Miguel, Trump e o racismo.

- Papai, você sabe quem é o presidente da América dos Estados Unidos?

- Você quer dizer Estados Unidos da América?

- É, isso.

- Quem é?

- É o Ronald Trump.

- Donald. Donald Trump.

Estávamos indo para a escola, e Miguel desandou a falar de um joguinho em que Trump é meio que sacaneado, está metido numa enrascada qualquer e o seu salvador, em vez de salvá-lo, contribui para a sua morte. Sinceramente, no meio da descrição eu já havia desistido de acompanhar, eram sete e quinze da manhã e meus neurônios ainda estavam sonolentos. Terminada a descrição da odisseia com final infeliz para o presidente norte-americano, resumi meu sentimento em relação ao “homem mais poderoso do mundo”, ainda chocado com seu relativismo moral que iguala manifestantes antirracistas, de um lado, e racistas e antissemitas autointitulados “supremacistas brancos”, de outro:

- O Trump é um babaca, um cara malvado, é racista.

- Ele não gosta de negros?

- Não, ele odeia os negros.
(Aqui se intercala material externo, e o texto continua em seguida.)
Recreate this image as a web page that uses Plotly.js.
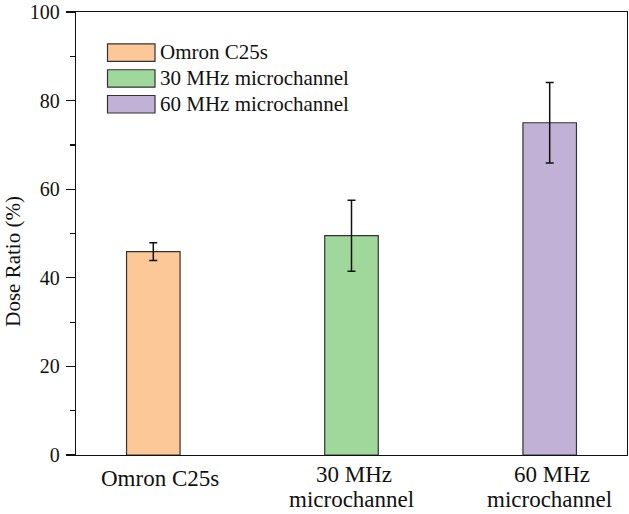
<!DOCTYPE html>
<html>
<head>
<meta charset="utf-8">
<script src="https://cdn.plot.ly/plotly-3.0.1.min.js"></script>
<style>html,body{margin:0;padding:0;background:#fff;}#chart{width:629px;height:514px;}</style>
</head>
<body>
<div id="chart"></div>
<script>
var categories = ["Omron C25s", "30 MHz microchannel", "60 MHz microchannel"];
var tickLine1 = ["Omron C25s", "30 MHz", "60 MHz"];
var tickLine2 = ["", "microchannel", "microchannel"];
var yTitle = "Dose Ratio (%)";
var doseRatio = [45.9, 49.5, 75.0];
var errorValues = [2.0, 8.0, 9.1];
var barColors = ["#FDC897", "#9FD89A", "#C2B1D6"];

var FONT = "Liberation Serif";
var xIdx = categories.map(function(c, i){ return i; });

var traces = [{
  type: "bar",
  x: xIdx,
  y: doseRatio,
  width: 0.27,
  marker: {color: barColors, line: {color: "#333333", width: 1.2}},
  error_y: {type: "data", array: errorValues, visible: true, color: "#111111", thickness: 1.5, width: 4},
  showlegend: false,
  hoverinfo: "skip"
}];

var L = 76, R = 627, T = 11.5, B = 455;
function px(x){ return (x - L) / (R - L); }
function py(y){ return (B - y) / (B - T); }
var shapes = [], annotations = [];
// custom legend
categories.forEach(function(c, i){
  var top = 43.5 + i * 25.8;
  shapes.push({type: "rect", xref: "paper", yref: "paper",
    x0: px(107.5), x1: px(155), y0: py(top + 17.5), y1: py(top),
    fillcolor: barColors[i], line: {color: "#333333", width: 1.2}});
  annotations.push({xref: "paper", yref: "paper", x: px(158), y: py(top + 8.5),
    xanchor: "left", yanchor: "middle", text: c, showarrow: false,
    font: {family: FONT, size: 21, color: "#111"}});
});
// category labels (tight line spacing as in the reference)
xIdx.forEach(function(i){
  var two = tickLine2[i] !== "";
  annotations.push({xref: "x", yref: "paper", x: i, y: py(two ? 475 : 479),
    xanchor: "center", yanchor: "middle", text: tickLine1[i], showarrow: false,
    xshift: two ? 2 : 7,
    font: {family: FONT, size: 23, color: "#111"}});
  if (two) {
    annotations.push({xref: "x", yref: "paper", x: i, y: py(500),
      xanchor: "center", yanchor: "middle", text: tickLine2[i], showarrow: false,
      font: {family: FONT, size: 23, color: "#111"}});
  }
});
// y-axis title
annotations.push({xref: "paper", yref: "paper", x: px(13.5), y: py(261),
  xanchor: "center", yanchor: "middle", textangle: -90, text: yTitle, showarrow: false,
  font: {family: FONT, size: 21, color: "#111"}});

var layout = {
  width: 629, height: 514,
  margin: {l: L, r: 629 - R, t: T, b: 514 - B},
  paper_bgcolor: "#fff", plot_bgcolor: "#fff",
  font: {family: FONT, color: "#111"},
  xaxis: {
    range: [-0.39, 2.39],
    tickmode: "array", tickvals: xIdx, showticklabels: false,
    ticks: "", showgrid: false, zeroline: false,
    showline: true, linecolor: "#111", linewidth: 1.2, mirror: true,
    fixedrange: true
  },
  yaxis: {
    range: [0, 100], dtick: 20, tick0: 0,
    ticks: "outside", ticklen: 9, tickwidth: 1.2, tickcolor: "#111",
    minor: {dtick: 10, tick0: 0, ticks: "outside", ticklen: 5, tickwidth: 1.2, tickcolor: "#111", showgrid: false},
    showgrid: false, zeroline: false,
    showline: true, linecolor: "#111", linewidth: 1.2, mirror: true,
    tickfont: {family: FONT, size: 20},
    ticklabeloverflow: "allow",
    ticklabelstandoff: 2,
    fixedrange: true
  },
  shapes: shapes,
  annotations: annotations,
  bargap: 0
};

Plotly.newPlot("chart", traces, layout, {displayModeBar: false, staticPlot: true});
</script>
</body>
</html>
Ele pensa que nem os portugueses que colonizaram o Brasil, lembra? Os portugueses trouxeram negros da África para trabalhar como escravos nas lavouras de cana de açúcar e nas plantações de café e nas minas de ouro, e eles foram escravizados porque os portugueses não os respeitavam como seres humanos, eles acreditavam que os negros africanos eram praticamente animais que falavam.

- Papai, você gosta de negros?

- Filho, deixa eu te dizer uma coisa. Eu não gosto nem desgosto de negros por causa da cor de sua pele. Também não gosto ou desgosto de brancos, azuis e vermelhos por causa da cor de sua pele. As pessoas são boas ou más independentemente da cor de sua pele. Coloque isso na sua cabeça. Por exemplo: eu desprezo o Trump, que é branco; eu te amo, e você também é branco.

Miguel teve muito pouco contato com crianças negras, até o início deste ano. Saiu da bolha social quando decidimos coloca-lo numa escola pública, onde a diversidade, na vertente que queiramos escolher, é muito mais presente do que nas escolas particulares da classe média carioca.

- Por que eu não tenho amigos negros?

- Porque você não teve, até agora, a oportunidade de fazer amizade com crianças negras. Mas na sua escola há crianças negras, não é? Na sua sala?

- Sim, mas os dois são chatos.

Miguel havia dito, minutos antes, que os negros que conhecia eram todos chatos. Imagino que se referia aos colegas de classe. Ajudando-o a não reproduzir estereótipos e evitar possíveis estigmas, lembrei-o que, em sua festa de aniversário, um dos dois colegas da escola convidados era, na minha visão, negro.

- O Fulano não é negro?

- Não, o Fulano é médio. (“médio” seria moreno?)

Então, Miguel citou dois outros colegas que identifica como brancos e com os quais não vai muito com a cara. Pronto, foi a minha deixa para ratificar a ideia de que a bondade ou maldade de uma pessoa não pode se relacionar com uma característica física como o é a cor da pele.  


De semente em semente, tentamos formar o caráter do nosso filho, transmitir valores que consideramos corretos. Torcemos para que as sementes deem frutos saborosos. Não há salvação sem educação.